Irrespective of being a Sidelock or Boxlock the Hammer (or tumbler) axis is in line with the striker and therefore the energy of the "blow" is transferred most effectively to the cartridge. However, if we apply this logic to an Over and Under shotgun, which have striker holes along the centre of the action, then a Sidelock mechanism becomes less efficient.
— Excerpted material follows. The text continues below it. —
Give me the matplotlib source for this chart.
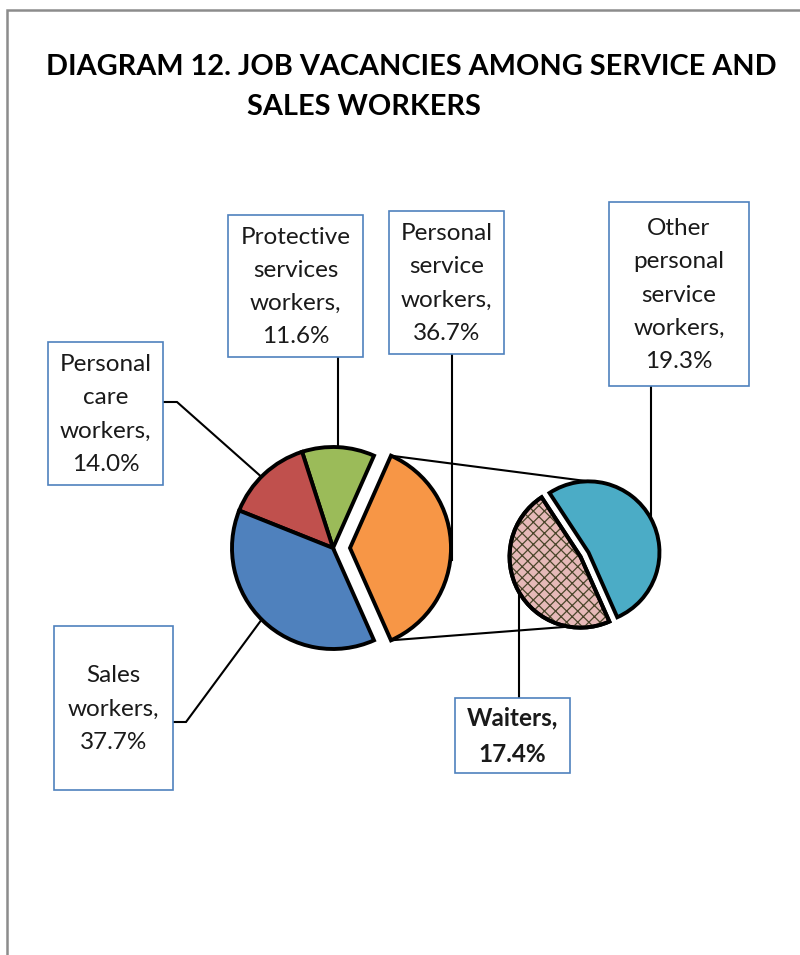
import matplotlib
matplotlib.use("Agg")
import matplotlib.pyplot as plt
from matplotlib.patches import Rectangle, Wedge
import numpy as np

# ---- data ----
main_categories = ["Sales workers", "Personal care workers", "Protective services workers", "Personal service workers"]
main_values = [37.7, 14.0, 11.6, 36.7]
main_colors = ["#4F81BD", "#C0504D", "#9BBB59", "#F79646"]
sub_categories = ["Waiters", "Other personal service workers"]
sub_values = [17.4, 19.3]
sub_colors = ["#E6B9B8", "#4BACC6"]
title_line1 = "DIAGRAM 12. JOB VACANCIES AMONG SERVICE AND"
title_line2 = "SALES WORKERS"

W, H = 800, 955
plt.rcParams['font.family'] = ['Lato', 'DejaVu Sans']
fig = plt.figure(figsize=(W / 100, H / 100), dpi=100)
ax = fig.add_axes([0, 0, 1, 1])

def Y(py):
    return H - py

# main pie: counterclockwise order from orange
order = [3, 2, 1, 0]
vals = [main_values[i] for i in order]
cols = [main_colors[i] for i in order]
start = -main_values[3] / 100 * 360 / 2
wp = dict(edgecolor="black", linewidth=2.8, joinstyle="miter")
mw, _ = ax.pie(vals, colors=cols, startangle=start, counterclock=True,
               center=(333, Y(548)), radius=101, explode=[17, 0, 0, 0],
               wedgeprops=wp)
orange = mw[0]

# secondary pie: Other then Waiters counterclockwise
svals = [sub_values[1], sub_values[0]]
scols = [sub_colors[1], sub_colors[0]]
sw, _ = ax.pie(svals, colors=scols, startangle=start, counterclock=True,
               center=(584.5, Y(554.5)), radius=71, explode=[4.5, 4.5],
               wedgeprops=wp)
waiters = sw[1]
other = sw[0]
plt.rcParams['hatch.linewidth'] = 0.9
hw = Wedge(waiters.center, waiters.r, waiters.theta1, waiters.theta2,
           facecolor="none", edgecolor="#4A452A", linewidth=0, hatch="xxx",
           zorder=waiters.get_zorder() + 0.1)
ax.add_patch(hw)
ax.add_patch(Wedge(waiters.center, waiters.r, waiters.theta1, waiters.theta2,
                   facecolor="none", edgecolor="black", linewidth=2.8,
                   zorder=waiters.get_zorder() + 0.2))

# connector lines
ocx, ocy = orange.center
t1, t2 = np.radians(orange.theta1), np.radians(orange.theta2)
top_pt = (ocx + orange.r * np.cos(t2), ocy + orange.r * np.sin(t2))
bot_pt = (ocx + orange.r * np.cos(t1), ocy + orange.r * np.sin(t1))
ax.plot([top_pt[0], other.center[0]], [top_pt[1], other.center[1] + other.r],
        color="black", lw=1.5, zorder=0.5)
ax.plot([bot_pt[0], waiters.center[0] - 12], [bot_pt[1], waiters.center[1] - waiters.r + 1],
        color="black", lw=1.5, zorder=0.5)

# leader lines
leaders = [
    [(163, 402), (177, 402), (265, 480)],
    [(338, 357), (338, 470)],
    [(452, 354), (452, 560)],
    [(651, 386), (651, 540)],
    [(173, 722), (186, 722), (265, 615)],
    [(519, 698), (519, 570)],
]
for pts in leaders:
    ax.plot([p[0] for p in pts], [Y(p[1]) for p in pts], color="black", lw=1.5,
            zorder=0.5, solid_joinstyle="miter")

# label boxes
boxes = [
    ((48, 342, 163, 485), "Personal\ncare\nworkers,\n14.0%", "normal"),
    ((228, 215, 363, 357), "Protective\nservices\nworkers,\n11.6%", "normal"),
    ((389, 211, 504, 354), "Personal\nservice\nworkers,\n36.7%", "normal"),
    ((609, 202, 749, 386), "Other\npersonal\nservice\nworkers,\n19.3%", "normal"),
    ((54, 626, 173, 790), "Sales\nworkers,\n37.7%", "normal"),
    ((455, 698, 570, 773), "Waiters,\n17.4%", "bold"),
]
for (x0, y0, x1, y1), txt, wt in boxes:
    ax.add_patch(Rectangle((x0, Y(y1)), x1 - x0, y1 - y0, facecolor="white",
                           edgecolor="#4F81BD", lw=1.2, zorder=3))
    ax.text((x0 + x1) / 2, Y((y0 + y1) / 2 + 1), txt, ha="center", va="center",
            fontsize=17.5, linespacing=1.72, color="#1a1a1a", fontweight=wt, zorder=4)

# title
ax.text(411, Y(67), title_line1, ha="center", va="center", fontsize=20.8,
        fontweight="bold", color="black")
ax.text(247, Y(107), title_line2, ha="left", va="center", fontsize=20.8,
        fontweight="bold", color="black")

# frame
ax.plot([7, 7, 800], [0, Y(10), Y(10)], color="#8c8c8c", lw=1.8,
        solid_joinstyle="miter", zorder=5)

ax.set_xlim(0, W)
ax.set_ylim(0, H)
ax.set_aspect("equal")
ax.axis("off")
fig.savefig("out.png", dpi=100)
This is due to the Tumblers being positioned on the Sideplates of the Action where they, as well as the striker holes, must be at an angle to supply enough force to detonate the cartridge.

Boxlocks and Sidelocks are British gun masterpieces and it is a great comfort to know that the fundamentals of these tried and tested designs remain in truly British shotguns.

Mike Yardley:

"The Boxlock has a more compact action where the major works are contained "literally in the box of the action". Invented by Anson and Deeley of Westley Richards it was further developed by Greener and has been much copied since its introduction in the 1870's when it was the first really successful hammerless design.

The hammerless Sidelock and in this case perfected by Fredrick Beasley whose designs were later bought by Purdey and developed by Holland and Holland, puts a bit more weight between the hands and has the advantage that no compromises need be made with issues such as sear angles and this, when well made, not only offers better dynamics but improved trigger pulls not to mention more space for the engraver to apply his art."